Is the main town in Musandam Governorate and can be reached by daily flights on Oman Air from Muscat, by sea in fast ferries, and by car through a road that cuts through the United Arab Emirates.


The Hajar Mountains

“Hajar” means “stone” In Arabic.  This dramatic mountain range in the north of Oman spreads for nearly 700 km from Sur in the southeast of Muscat up to Musandam in the north.  The Hajar Mountains formed as the Arabian Plate collided with Indian Oceanic Crust, where the Indian oceanic crust moves over the Arabian Plate. These mountains are chiefly made of cretaceous limestones and ophiolites, with slopes on the desert side and cliffs along the coastal side.

The mountains are rich in plant life compared to most of Arabia, including a number of indigenous flora and fauna species.  Pomegranate, walnut, and Damascus roses are very common plants in the mountains where they flourish due to the cool temperature.

The Al Hajar mountains are extensively grazed by domestic goats, mountain gazelles, Arabian tahr, Arabian foxes, and Arabian wolfs, with a number of birds that are found in the mountains including Egyptian and lappet-faced vultures. 

The eroded stunning wadis (Valleys) form a unique environmental system characterized by variety, diversity, and a wealth of natural attractions.  Within this fertile environment, people have lived and cultivated in terraces in the sides of the wadis of Oman for thousands of years. We visit some of these wadis during our tours, with chances for a wild swim in the pure crystal natural water.


Oman’s Deserts

Wahibah Sands, It’s also called “Sharqyiah Sands” as it’s located in the Ash Sharqiyah province, and formed of the forces of southwest blowing monsoon. Sandy desert of 200km length by 100Km width, the area is occupied by Bedouins who are well known for raising and training the best racing camels in Arabia.  In the 1980s expedition by the Royal Geographical Society they noted some 16,000 invertebrates as well as 200 species of other wildlife. They also documented 150 species of native flora.


The Empty Quarter, Rub’ al Khali

Is the largest sandy desert in the world and occupies an incredible 650,000 square kilometres including parts of Saudi Arabia, Oman, the United Arab Emirates, and Yemen.  The terrain is covered with sand dunes with heights above 300 meters, interspersed with gravel and gypsum plains with brackish salt flats in some areas. 

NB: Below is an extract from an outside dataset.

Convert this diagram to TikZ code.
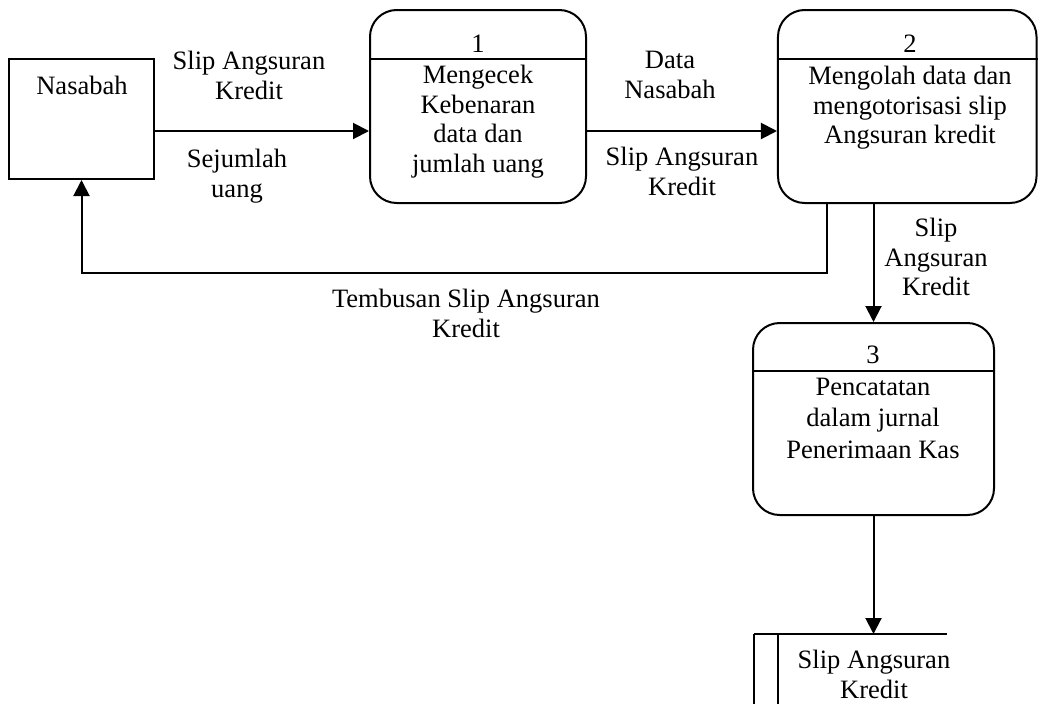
\documentclass[tikz,border=0pt]{standalone}
\usepackage{fontspec}
\setmainfont{Liberation Serif}
\usetikzlibrary{arrows.meta}
\begin{document}
\begin{tikzpicture}[x=0.75pt,y=-0.75pt,
  box/.style={draw, line width=1.5pt, inner sep=0pt},
  proc/.style={box, rounded corners=20pt},
  txt/.style={inner sep=0pt, align=center, font=\fontsize{19.9pt}{22.1pt}\selectfont},
  flow/.style={line width=1.5pt, -{Triangle[length=12pt,width=12pt]}},
  rule/.style={line width=1.5pt}]
\useasboundingbox (0,0) rectangle (1038,704);

% helper coordinates
\coordinate (row) at (0,131);
\coordinate (div) at (0,59);
\coordinate (div3) at (0,371);
\coordinate (ret) at (827,273);
\coordinate (ds) at (754,634);
\coordinate (dsin) at (778,634);
\coordinate (dsr) at (947,634);
\coordinate (bot) at (0,704);

% external entity
\node[box, minimum width=108.75pt, minimum height=90pt] (nas) at (81.5,119) {};
\node[txt] (nast) at (82,89) {\strut Nasabah};

% process 1
\node[proc, minimum width=162pt, minimum height=144.75pt] (p1) at (478,106.5) {};
\draw[rule] (p1.west |- div) -- (p1.east |- div);
\node[txt] (n1) at (478,47) {\strut 1};
\node[txt] (p1t) at (478,122) {\strut Mengecek\\\strut Kebenaran\\\strut data dan\\\strut jumlah uang};

% process 2
\node[proc, minimum width=193.9pt, minimum height=144.75pt] (p2) at (907.25,106.5) {};
\draw[rule] (p2.west |- div) -- (p2.east |- div);
\node[txt] (n2) at (910,47) {\strut 2};
\node[txt] (p2t) at (910,108.5) {\strut Mengolah data dan\\\strut mengotorisasi slip\\\strut Angsuran kredit};

% process 3
\node[proc, minimum width=180.75pt, minimum height=144pt] (p3) at (873.5,419) {};
\draw[rule] (p3.west |- div3) -- (p3.east |- div3);
\node[txt] (n3) at (873,358) {\strut 3};
\node[txt, font=\fontsize{19.9pt}{23.6pt}\selectfont] (p3t) at (873,420.5) {\strut Pencatatan\\\strut dalam jurnal\\\strut Penerimaan Kas};

% data store
\draw[rule] (ds) -- (dsr);
\draw[rule] (ds) -- (ds |- bot);
\draw[rule] (dsin) -- (dsin |- bot);
\node[txt, font=\fontsize{19.9pt}{22.5pt}\selectfont] (dst) at (874,677.5) {\strut Slip Angsuran\\\strut Kredit};

% flows
\draw[flow] (nas.east |- row) -- (p1.west |- row);
\draw[flow] (p1.east |- row) -- (p2.west |- row);
\draw[flow] (p2.south -| ret) -- (ret) -| (nas.south);
\draw[flow] (p2.south -| p3.north) -- (p3.north);
\draw[flow] (p3.south) -- (p3.south |- ds);

% flow labels
\node[txt] (l1) at (249,78.5) {\strut Slip Angsuran\\\strut Kredit};
\node[txt] (l2) at (237,176.5) {\strut Sejumlah\\\strut uang};
\node[txt] (l3) at (670,77.5) {\strut Data\\\strut Nasabah};
\node[txt] (l4) at (682,174.5) {\strut Slip Angsuran\\\strut Kredit};
\node[txt] (l5) at (936,260.5) {\strut Slip\\\strut Angsuran\\\strut Kredit};
\node[txt] (l6) at (466,316.5) {\strut Tembusan Slip Angsuran\\\strut Kredit};
\end{tikzpicture}
\end{document}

Frankincense caravan trails lead across the Rub’ al Khali through the lost city of Ubar.  Between 1946 and 1950 Wilfred Thesiger crossed the area several times using the local Bedouins from southern Oman and mapped large parts of the Empty Quarter including the mountains of Oman, as described in his 1959 book Arabian Sands.  We have been running tours into the Empty Quarter for years and our guides know every corner of it.